----- SOURCE MATERIAL -----

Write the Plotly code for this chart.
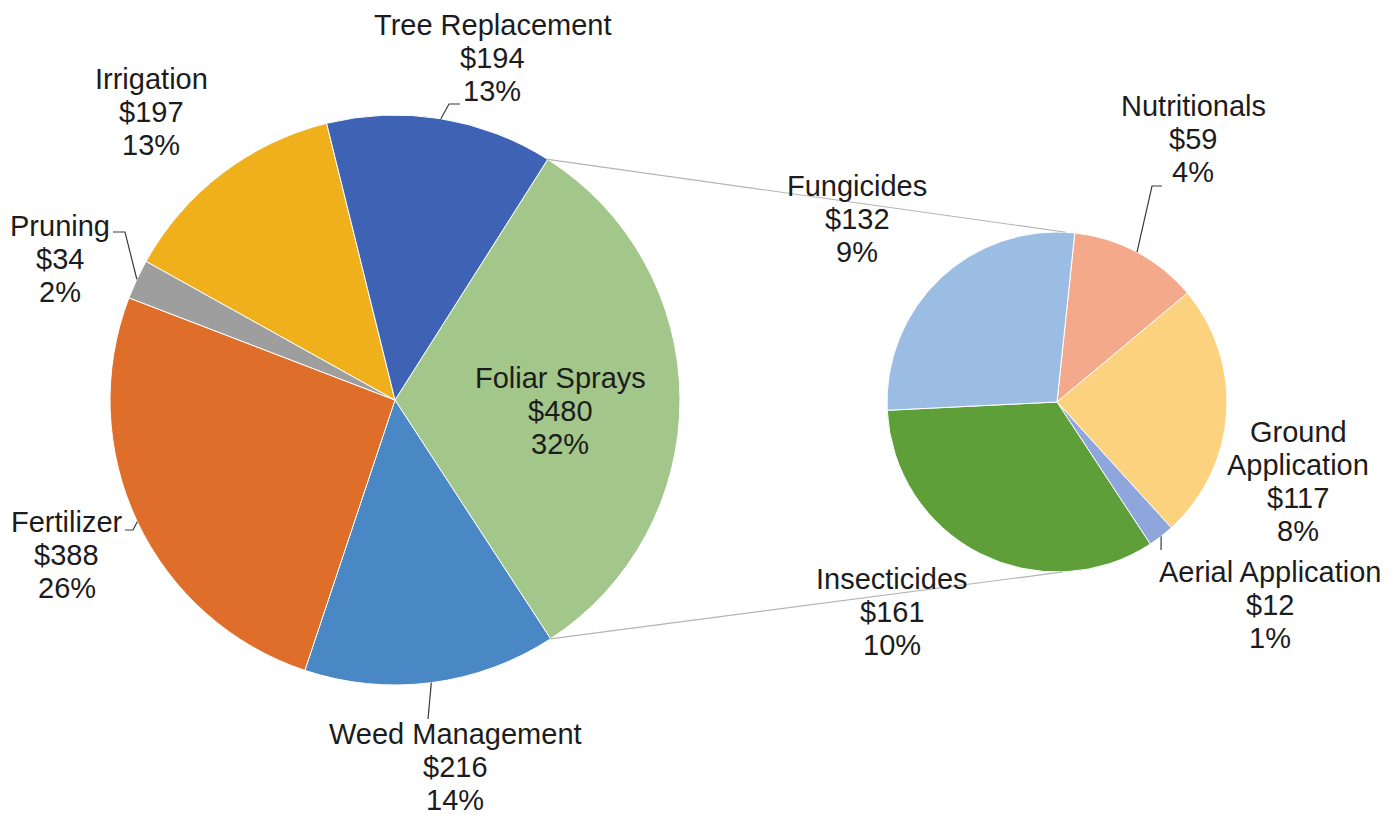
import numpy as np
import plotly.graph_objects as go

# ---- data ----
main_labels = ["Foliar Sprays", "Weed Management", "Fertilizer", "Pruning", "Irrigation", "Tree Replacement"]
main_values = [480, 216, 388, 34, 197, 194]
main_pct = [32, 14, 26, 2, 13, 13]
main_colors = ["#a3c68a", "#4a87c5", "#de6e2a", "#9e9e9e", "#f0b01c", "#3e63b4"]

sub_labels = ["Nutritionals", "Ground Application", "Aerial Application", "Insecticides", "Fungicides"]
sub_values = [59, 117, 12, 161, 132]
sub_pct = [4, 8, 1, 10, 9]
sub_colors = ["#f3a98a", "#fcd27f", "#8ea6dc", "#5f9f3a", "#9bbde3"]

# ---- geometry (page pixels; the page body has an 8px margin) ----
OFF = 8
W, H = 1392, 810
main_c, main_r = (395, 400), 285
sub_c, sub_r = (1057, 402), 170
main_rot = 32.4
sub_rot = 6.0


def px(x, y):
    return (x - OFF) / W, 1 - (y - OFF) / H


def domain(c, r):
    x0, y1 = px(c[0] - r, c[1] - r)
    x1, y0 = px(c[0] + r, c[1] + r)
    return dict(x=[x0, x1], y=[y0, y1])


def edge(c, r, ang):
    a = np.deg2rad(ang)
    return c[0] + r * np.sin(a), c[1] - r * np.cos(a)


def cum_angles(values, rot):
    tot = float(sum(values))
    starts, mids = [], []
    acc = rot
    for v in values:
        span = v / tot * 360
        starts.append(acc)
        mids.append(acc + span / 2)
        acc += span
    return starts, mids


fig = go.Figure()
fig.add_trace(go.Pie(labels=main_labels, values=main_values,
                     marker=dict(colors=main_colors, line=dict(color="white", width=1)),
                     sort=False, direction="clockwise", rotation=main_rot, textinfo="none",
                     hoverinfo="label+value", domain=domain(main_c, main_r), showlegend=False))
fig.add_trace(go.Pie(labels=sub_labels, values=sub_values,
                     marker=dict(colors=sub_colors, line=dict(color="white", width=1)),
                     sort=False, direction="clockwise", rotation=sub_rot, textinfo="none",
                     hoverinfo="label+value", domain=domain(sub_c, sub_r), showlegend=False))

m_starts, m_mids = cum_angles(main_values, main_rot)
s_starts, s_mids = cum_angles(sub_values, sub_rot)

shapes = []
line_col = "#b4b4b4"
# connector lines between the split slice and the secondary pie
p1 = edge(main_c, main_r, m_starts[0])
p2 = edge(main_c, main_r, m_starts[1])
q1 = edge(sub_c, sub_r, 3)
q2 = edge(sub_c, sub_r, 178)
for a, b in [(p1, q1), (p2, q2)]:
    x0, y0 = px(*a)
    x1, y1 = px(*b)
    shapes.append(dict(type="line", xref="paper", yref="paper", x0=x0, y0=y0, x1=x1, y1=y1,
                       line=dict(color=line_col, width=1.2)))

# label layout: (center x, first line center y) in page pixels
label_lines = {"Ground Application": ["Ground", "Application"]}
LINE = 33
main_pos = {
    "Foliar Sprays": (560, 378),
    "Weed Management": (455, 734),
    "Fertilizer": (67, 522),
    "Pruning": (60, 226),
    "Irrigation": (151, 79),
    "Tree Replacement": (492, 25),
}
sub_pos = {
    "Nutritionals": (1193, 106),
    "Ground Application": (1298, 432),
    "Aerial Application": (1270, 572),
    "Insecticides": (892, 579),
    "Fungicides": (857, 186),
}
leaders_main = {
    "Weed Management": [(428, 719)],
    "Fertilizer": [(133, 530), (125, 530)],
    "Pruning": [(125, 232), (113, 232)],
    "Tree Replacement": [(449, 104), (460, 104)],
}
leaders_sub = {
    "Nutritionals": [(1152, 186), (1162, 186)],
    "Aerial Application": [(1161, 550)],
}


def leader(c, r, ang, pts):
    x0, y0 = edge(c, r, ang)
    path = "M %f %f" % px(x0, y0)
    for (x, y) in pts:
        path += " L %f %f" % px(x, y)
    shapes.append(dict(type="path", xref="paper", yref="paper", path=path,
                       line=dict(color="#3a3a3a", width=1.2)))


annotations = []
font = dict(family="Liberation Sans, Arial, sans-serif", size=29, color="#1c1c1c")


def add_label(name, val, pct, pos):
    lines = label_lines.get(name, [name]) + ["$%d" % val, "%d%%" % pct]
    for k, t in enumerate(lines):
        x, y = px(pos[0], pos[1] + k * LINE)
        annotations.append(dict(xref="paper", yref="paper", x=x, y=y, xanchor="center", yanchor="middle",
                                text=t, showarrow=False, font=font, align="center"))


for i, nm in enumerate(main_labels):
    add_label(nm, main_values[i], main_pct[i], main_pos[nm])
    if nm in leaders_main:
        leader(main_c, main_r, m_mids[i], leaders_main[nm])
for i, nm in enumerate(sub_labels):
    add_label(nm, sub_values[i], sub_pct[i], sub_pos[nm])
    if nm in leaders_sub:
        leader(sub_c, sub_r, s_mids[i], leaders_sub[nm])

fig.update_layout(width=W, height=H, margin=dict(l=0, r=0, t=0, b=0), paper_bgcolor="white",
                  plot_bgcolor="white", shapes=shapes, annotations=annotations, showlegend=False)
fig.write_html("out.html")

-----

DIRECTIVE:
Repeat the material above in full and exactly, apart from the pictures.

ANSWER TO THIS EXERCISE:
Write the Plotly code for this chart.
import numpy as np
import plotly.graph_objects as go

# ---- data ----
main_labels = ["Foliar Sprays", "Weed Management", "Fertilizer", "Pruning", "Irrigation", "Tree Replacement"]
main_values = [480, 216, 388, 34, 197, 194]
main_pct = [32, 14, 26, 2, 13, 13]
main_colors = ["#a3c68a", "#4a87c5", "#de6e2a", "#9e9e9e", "#f0b01c", "#3e63b4"]

sub_labels = ["Nutritionals", "Ground Application", "Aerial Application", "Insecticides", "Fungicides"]
sub_values = [59, 117, 12, 161, 132]
sub_pct = [4, 8, 1, 10, 9]
sub_colors = ["#f3a98a", "#fcd27f", "#8ea6dc", "#5f9f3a", "#9bbde3"]

# ---- geometry (page pixels; the page body has an 8px margin) ----
OFF = 8
W, H = 1392, 810
main_c, main_r = (395, 400), 285
sub_c, sub_r = (1057, 402), 170
main_rot = 32.4
sub_rot = 6.0


def px(x, y):
    return (x - OFF) / W, 1 - (y - OFF) / H


def domain(c, r):
    x0, y1 = px(c[0] - r, c[1] - r)
    x1, y0 = px(c[0] + r, c[1] + r)
    return dict(x=[x0, x1], y=[y0, y1])


def edge(c, r, ang):
    a = np.deg2rad(ang)
    return c[0] + r * np.sin(a), c[1] - r * np.cos(a)


def cum_angles(values, rot):
    tot = float(sum(values))
    starts, mids = [], []
    acc = rot
    for v in values:
        span = v / tot * 360
        starts.append(acc)
        mids.append(acc + span / 2)
        acc += span
    return starts, mids


fig = go.Figure()
fig.add_trace(go.Pie(labels=main_labels, values=main_values,
                     marker=dict(colors=main_colors, line=dict(color="white", width=1)),
                     sort=False, direction="clockwise", rotation=main_rot, textinfo="none",
                     hoverinfo="label+value", domain=domain(main_c, main_r), showlegend=False))
fig.add_trace(go.Pie(labels=sub_labels, values=sub_values,
                     marker=dict(colors=sub_colors, line=dict(color="white", width=1)),
                     sort=False, direction="clockwise", rotation=sub_rot, textinfo="none",
                     hoverinfo="label+value", domain=domain(sub_c, sub_r), showlegend=False))

m_starts, m_mids = cum_angles(main_values, main_rot)
s_starts, s_mids = cum_angles(sub_values, sub_rot)

shapes = []
line_col = "#b4b4b4"
# connector lines between the split slice and the secondary pie
p1 = edge(main_c, main_r, m_starts[0])
p2 = edge(main_c, main_r, m_starts[1])
q1 = edge(sub_c, sub_r, 3)
q2 = edge(sub_c, sub_r, 178)
for a, b in [(p1, q1), (p2, q2)]:
    x0, y0 = px(*a)
    x1, y1 = px(*b)
    shapes.append(dict(type="line", xref="paper", yref="paper", x0=x0, y0=y0, x1=x1, y1=y1,
                       line=dict(color=line_col, width=1.2)))

# label layout: (center x, first line center y) in page pixels
label_lines = {"Ground Application": ["Ground", "Application"]}
LINE = 33
main_pos = {
    "Foliar Sprays": (560, 378),
    "Weed Management": (455, 734),
    "Fertilizer": (67, 522),
    "Pruning": (60, 226),
    "Irrigation": (151, 79),
    "Tree Replacement": (492, 25),
}
sub_pos = {
    "Nutritionals": (1193, 106),
    "Ground Application": (1298, 432),
    "Aerial Application": (1270, 572),
    "Insecticides": (892, 579),
    "Fungicides": (857, 186),
}
leaders_main = {
    "Weed Management": [(428, 719)],
    "Fertilizer": [(133, 530), (125, 530)],
    "Pruning": [(125, 232), (113, 232)],
    "Tree Replacement": [(449, 104), (460, 104)],
}
leaders_sub = {
    "Nutritionals": [(1152, 186), (1162, 186)],
    "Aerial Application": [(1161, 550)],
}


def leader(c, r, ang, pts):
    x0, y0 = edge(c, r, ang)
    path = "M %f %f" % px(x0, y0)
    for (x, y) in pts:
        path += " L %f %f" % px(x, y)
    shapes.append(dict(type="path", xref="paper", yref="paper", path=path,
                       line=dict(color="#3a3a3a", width=1.2)))


annotations = []
font = dict(family="Liberation Sans, Arial, sans-serif", size=29, color="#1c1c1c")


def add_label(name, val, pct, pos):
    lines = label_lines.get(name, [name]) + ["$%d" % val, "%d%%" % pct]
    for k, t in enumerate(lines):
        x, y = px(pos[0], pos[1] + k * LINE)
        annotations.append(dict(xref="paper", yref="paper", x=x, y=y, xanchor="center", yanchor="middle",
                                text=t, showarrow=False, font=font, align="center"))


for i, nm in enumerate(main_labels):
    add_label(nm, main_values[i], main_pct[i], main_pos[nm])
    if nm in leaders_main:
        leader(main_c, main_r, m_mids[i], leaders_main[nm])
for i, nm in enumerate(sub_labels):
    add_label(nm, sub_values[i], sub_pct[i], sub_pos[nm])
    if nm in leaders_sub:
        leader(sub_c, sub_r, s_mids[i], leaders_sub[nm])

fig.update_layout(width=W, height=H, margin=dict(l=0, r=0, t=0, b=0), paper_bgcolor="white",
                  plot_bgcolor="white", shapes=shapes, annotations=annotations, showlegend=False)
fig.write_html("out.html")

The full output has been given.